Stored entries:

-------------------------

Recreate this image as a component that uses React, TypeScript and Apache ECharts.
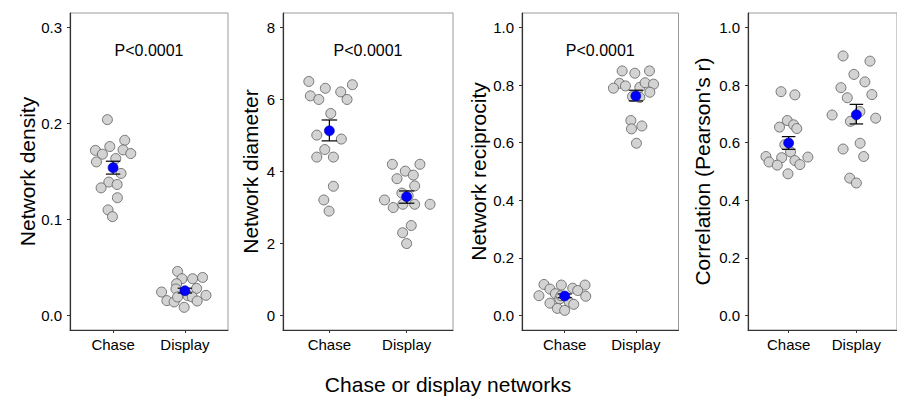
import React, { useEffect, useRef } from "react";
import * as echarts from "echarts";

const categories = ["Chase", "Display"];
const xTitle = "Chase or display networks";
const yTitles = ["Network density", "Network diameter", "Network reciprocity", "Correlation (Pearson's r)"];
const pLabels = ["P<0.0001", "P<0.0001", "P<0.0001", ""];

// [jittered x, value]
const densityChase = [
  [0.921, 0.204], [0.754, 0.172], [0.851, 0.168], [0.954, 0.176], [1.162, 0.1825], [1.139, 0.1725],
  [1.246, 0.1687], [0.768, 0.16], [1.037, 0.1635], [1.111, 0.148], [0.94, 0.139], [1.056, 0.1365],
  [0.833, 0.133], [1.06, 0.1227], [0.93, 0.11], [0.991, 0.103],
];
const densityDisplay = [
  [1.898, 0.046], [1.959, 0.0384], [2.107, 0.0384], [2.246, 0.0397], [1.884, 0.0332], [1.875, 0.0277],
  [2.163, 0.0283], [1.675, 0.0245], [1.749, 0.0156], [1.85, 0.0142], [1.898, 0.0194], [2.042, 0.0207],
  [2.102, 0.0194], [2.171, 0.0152], [2.293, 0.0211], [1.99, 0.0086],
];
const diameterChase = [
  [0.734, 6.5], [0.948, 6.31], [1.298, 6.41], [0.754, 6.1], [0.863, 6.0], [1.147, 6.21],
  [1.229, 6.0], [1.018, 5.61], [0.837, 5.01], [1.155, 4.9], [0.94, 4.61], [0.837, 4.4],
  [1.052, 4.4], [1.052, 3.59], [0.928, 3.21], [0.996, 2.9],
];
const diameterDisplay = [
  [1.815, 4.2], [2.172, 4.2], [1.983, 4.01], [2.086, 3.9], [1.875, 3.8], [2.104, 3.6],
  [1.939, 3.4], [2.02, 3.33], [1.714, 3.21], [1.827, 3.0], [1.951, 3.09], [2.104, 3.09],
  [2.303, 3.09], [2.06, 2.5], [1.948, 2.3], [2.0, 2.0],
];
const reciprocityChase = [
  [0.709, 0.108], [0.953, 0.106], [1.286, 0.106], [0.793, 0.092], [1.113, 0.095], [1.183, 0.087],
  [0.638, 0.069], [0.869, 0.076], [1.296, 0.067], [0.93, 0.058], [1.061, 0.048], [0.793, 0.043],
  [1.127, 0.039], [0.897, 0.025], [1.0, 0.018], [0.948, 0.069],
];
const reciprocityDisplay = [
  [1.808, 0.849], [1.986, 0.841], [2.192, 0.849], [1.77, 0.806], [1.685, 0.789], [1.854, 0.797],
  [2.056, 0.792], [2.131, 0.808], [2.249, 0.803], [2.197, 0.775], [1.953, 0.76], [2.056, 0.757],
  [1.93, 0.677], [1.939, 0.648], [2.085, 0.658], [2.009, 0.598],
];
const correlationChase = [
  [0.888, 0.777], [1.092, 0.766], [0.98, 0.677], [1.074, 0.662], [1.12, 0.649], [0.865, 0.654],
  [0.944, 0.593], [1.028, 0.568], [0.665, 0.552], [0.711, 0.533], [0.897, 0.548], [1.284, 0.55],
  [1.092, 0.538], [1.166, 0.524], [0.832, 0.522], [0.99, 0.492],
];
const correlationDisplay = [
  [1.804, 0.901], [2.201, 0.883], [1.964, 0.837], [2.126, 0.811], [1.772, 0.791], [2.229, 0.767],
  [1.866, 0.756], [1.642, 0.696], [2.052, 0.708], [1.912, 0.674], [2.285, 0.685], [1.804, 0.578],
  [2.056, 0.598], [2.108, 0.552], [1.902, 0.477], [2.0, 0.46],
];

const densityMean = [0.154, 0.0259];
const diameterMean = [5.13, 3.3];
const reciprocityMean = [0.068, 0.762];
const correlationMean = [0.599, 0.697];

// [low, high] of error bars
const densityErr = [[0.1473, 0.1607], [0.0235, 0.0285]];
const diameterErr = [[4.85, 5.43], [3.12, 3.46]];
const reciprocityErr = [[0.062, 0.075], [0.745, 0.782]];
const correlationErr = [[0.577, 0.621], [0.665, 0.733]];

const yTicks = [
  [0, 0.1, 0.2, 0.3],
  [0, 2, 4, 6, 8],
  [0, 0.2, 0.4, 0.6, 0.8, 1.0],
  [0, 0.2, 0.4, 0.6, 0.8, 1.0],
];
const yRanges = [[-0.015, 0.315], [-0.4, 8.4], [-0.05, 1.05], [-0.05, 1.05]];
const pYs = [0.276, 7.37, 0.921, 0];

const FONT = "'Liberation Sans', Arial, Helvetica, sans-serif";
const grids = [
  { left: 70, width: 158 },
  { left: 283, width: 170 },
  { left: 522, width: 156.5 },
  { left: 748, width: 157.5 },
];
const GRID_TOP = 13;
const GRID_H = 317;

export default function App() {
  const ref = useRef<HTMLDivElement>(null);

  useEffect(() => {
    if (!ref.current) return;
    const chart = echarts.init(ref.current, undefined, { renderer: "svg" });

    const points = [
      [densityChase, densityDisplay],
      [diameterChase, diameterDisplay],
      [reciprocityChase, reciprocityDisplay],
      [correlationChase, correlationDisplay],
    ];
    const means = [densityMean, diameterMean, reciprocityMean, correlationMean];
    const errs = [densityErr, diameterErr, reciprocityErr, correlationErr];

    const series: any[] = [];
    for (let i = 0; i < 4; i++) {
      series.push({
        type: "scatter",
        xAxisIndex: i,
        yAxisIndex: i,
        symbol: "circle",
        symbolSize: 10,
        data: [...points[i][0], ...points[i][1]],
        itemStyle: { color: "#d3d3d3", borderColor: "#5a5a5a", borderWidth: 0.8, opacity: 1 },
        silent: true,
        z: 2,
      });
      series.push({
        type: "custom",
        xAxisIndex: i,
        yAxisIndex: i,
        data: errs[i].map((e, k) => [k + 1, e[0], e[1]]),
        renderItem: (params: any, api: any) => {
          const x = api.value(0);
          const lo = api.value(1);
          const hi = api.value(2);
          const pLo = api.coord([x, lo]);
          const pHi = api.coord([x, hi]);
          const l = api.coord([x - 0.1, hi]);
          const r = api.coord([x + 0.1, hi]);
          const hw = (r[0] - l[0]) / 2;
          const style = { stroke: "#000", lineWidth: 1.2 };
          return {
            type: "group",
            children: [
              { type: "line", shape: { x1: pLo[0], y1: pLo[1], x2: pHi[0], y2: pHi[1] }, style },
              { type: "line", shape: { x1: pHi[0] - hw, y1: pHi[1], x2: pHi[0] + hw, y2: pHi[1] }, style },
              { type: "line", shape: { x1: pLo[0] - hw, y1: pLo[1], x2: pLo[0] + hw, y2: pLo[1] }, style },
            ],
          };
        },
        z: 3,
        silent: true,
      });
      series.push({
        type: "scatter",
        xAxisIndex: i,
        yAxisIndex: i,
        symbol: "circle",
        symbolSize: 10,
        data: means[i].map((m, k) => [k + 1, m]),
        itemStyle: { color: "#0000ff", borderColor: "#00009a", borderWidth: 0.6, opacity: 1 },
        silent: true,
        z: 4,
      });
      if (pLabels[i]) {
        series.push({
          type: "custom",
          xAxisIndex: i,
          yAxisIndex: i,
          data: [[1.5, pYs[i]]],
          renderItem: (params: any, api: any) => {
            const p = api.coord([api.value(0), api.value(1)]);
            return {
              type: "text",
              x: p[0],
              y: p[1],
              style: {
                text: pLabels[i],
                fontSize: 16,
                fontFamily: FONT,
                fill: "#000",
                align: "center",
                verticalAlign: "middle",
              },
            };
          },
          silent: true,
          z: 5,
        });
      }
    }

    const yTitleX = [27, 250, 478, 702];

    const option: any = {
      animation: false,
      backgroundColor: "#fff",
      grid: grids.map((g) => ({
        left: g.left,
        width: g.width,
        top: GRID_TOP,
        height: GRID_H,
        show: true,
        borderColor: "#9a9a9a",
        borderWidth: 1,
        backgroundColor: "transparent",
        containLabel: false,
      })),
      xAxis: grids.map((g, i) => ({
        type: "value",
        gridIndex: i,
        min: 0.4,
        max: 2.6,
        axisLine: { show: true, onZero: false, lineStyle: { color: "#333", width: 1.2 } },
        axisTick: { show: true, length: 3, customValues: [1, 2], lineStyle: { color: "#333" } },
        axisLabel: {
          customValues: [1, 2],
          formatter: (v: number) => categories[Math.round(v) - 1],
          fontSize: 15,
          color: "#000",
          fontFamily: FONT,
          margin: 7,
        },
        splitLine: { show: false },
      })),
      yAxis: grids.map((g, i) => ({
        type: "value",
        gridIndex: i,
        min: yRanges[i][0],
        max: yRanges[i][1],
        axisLine: { show: true, onZero: false, lineStyle: { color: "#333", width: 1.2 } },
        axisTick: { show: true, length: 3, customValues: yTicks[i], lineStyle: { color: "#333" } },
        axisLabel: {
          customValues: yTicks[i],
          formatter: (v: number) => (i === 1 ? String(Math.round(v)) : v.toFixed(1)),
          fontSize: 15,
          color: "#000",
          fontFamily: FONT,
          margin: 8,
        },
        splitLine: { show: false },
      })),
      graphic: [
        ...yTitles.map((t, i) => ({
          type: "text",
          x: yTitleX[i],
          y: GRID_TOP + GRID_H / 2,
          rotation: Math.PI / 2,
          style: {
            text: t,
            fontSize: 21,
            fontFamily: FONT,
            fill: "#000",
            align: "center",
            verticalAlign: "middle",
          },
        })),
        {
          type: "text",
          x: 448,
          y: 384,
          style: {
            text: xTitle,
            fontSize: 21,
            fontFamily: FONT,
            fill: "#000",
            align: "center",
            verticalAlign: "middle",
          },
        },
      ],
      series,
    };

    chart.setOption(option);
    return () => chart.dispose();
  }, []);

  return (
    <div
      ref={ref}
      style={{ position: "absolute", left: 0, top: 0, width: 897, height: 396, overflow: "hidden" }}
    />
  );
}
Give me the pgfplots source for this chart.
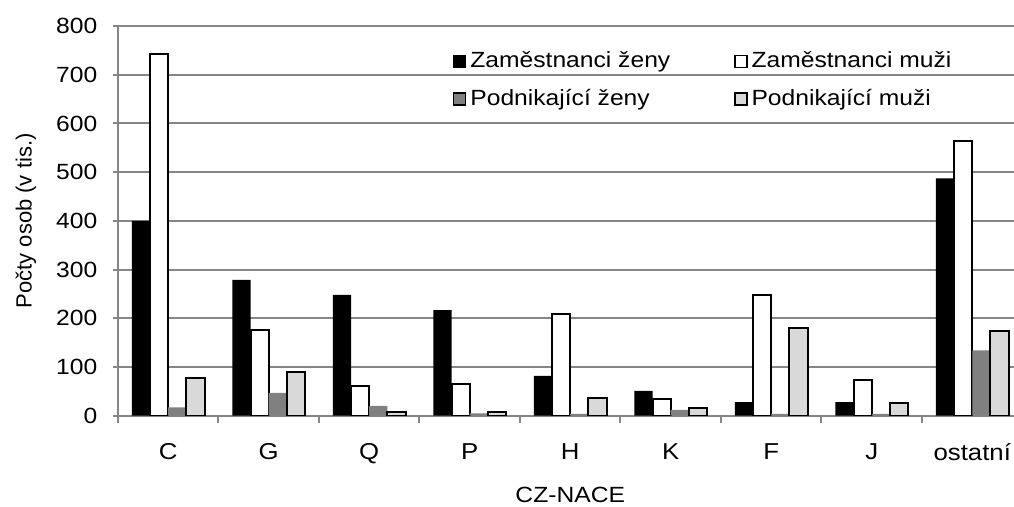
\documentclass[border=0pt]{standalone}
\usepackage{fontspec}
\setmainfont{Liberation Sans}[FakeStretch=1.12]
\newfontfamily\plainsans{Liberation Sans}
\usepackage{pgfplots}
\usepackage{pgfplotstable}
\pgfplotsset{compat=1.18}

\definecolor{gridgray}{HTML}{868686}
\definecolor{darkbar}{HTML}{808080}
\definecolor{lightbar}{HTML}{D9D9D9}

% CZ-NACE sections, thousands of persons
\pgfplotstableread{
x zf  zm  pf  pm
0 400 742 17  77
1 279 177 47  89
2 248 62  20  7
3 217 65  5   7
4 82  208 4   36
5 51  35  12  15
6 28  247 4   181
7 28  73  4   27
8 487 563 134 173
}\nace

\begin{document}
\fontsize{11}{13.2}\selectfont
\begin{tikzpicture}
\begin{axis}[
  scale only axis,
  width=452.25pt, height=194.85pt,
  xmin=-0.5, xmax=8.5, ymin=0, ymax=800,
  ybar=0pt, bar width=9.1pt,
  legend image code/.code={\draw[#1,line width=0.6pt] (0pt,-3pt) rectangle (6pt,3pt);},
  axis x line*=bottom, axis y line*=left,
  axis line style={gridgray, line width=1pt},
  xtick={0,...,8},
  xticklabels={C,G,Q,P,H,K,F,J,ostatní},
  minor xtick={-0.5,0.5,...,8.5},
  major x tick style={draw=none},
  ytick={0,100,...,800},
  tick align=outside,
  major tick length=2.5pt, minor tick length=3.5pt,
  tick style={gridgray, line width=1pt},
  ymajorgrids,
  major grid style={gridgray, line width=1pt},
  /pgf/number format/assume math mode=true,
  tick label style={font=\fontsize{11}{13.2}\selectfont},
  yticklabel style={xshift=-4pt},
  xticklabel style={font=\fontsize{11.5}{13.5}\selectfont, yshift=-7.5pt},
  ylabel={\plainsans Počty osob (v tis.)},
  xlabel={CZ-NACE},
  label style={font=\fontsize{11}{13.2}\selectfont},
  ylabel style={at={(axis description cs:-0.1017,0.5)}, anchor=center},
  xlabel style={at={(axis description cs:0.5,-0.2035)}, anchor=center},
  legend columns=2,
  legend cell align=left,
  legend style={at={(rel axis cs:0.3635,0.955)}, anchor=north west,
    draw=none, fill=none, font=\fontsize{11}{13.2}\selectfont,
    row sep=5pt,
    /tikz/every even column/.append style={column sep=30pt}},
]
\addplot[fill=black, draw=none] table[x=x, y=zf] {\nace};
\addplot[fill=white, draw=black, line width=1pt] table[x=x, y=zm] {\nace};
\addplot[fill=darkbar, draw=none] table[x=x, y=pf] {\nace};
\addplot[fill=lightbar, draw=black, line width=1pt] table[x=x, y=pm] {\nace};
\legend{Zaměstnanci ženy, Zaměstnanci muži, Podnikající ženy, Podnikající muži}
\coordinate (bbSW) at (axis cs:-1.674,-185.4);
\coordinate (bbNE) at (axis cs:8.4154,853.4);
\end{axis}
\pgfresetboundingbox
\useasboundingbox (bbSW) rectangle (bbNE);
\end{tikzpicture}
\end{document}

-------------------------

INSTRUCTIONS FOR THE TASK:
Report how many lines in these entries contain "this". Answer with the number only.

PROBLEM SOLUTION:
2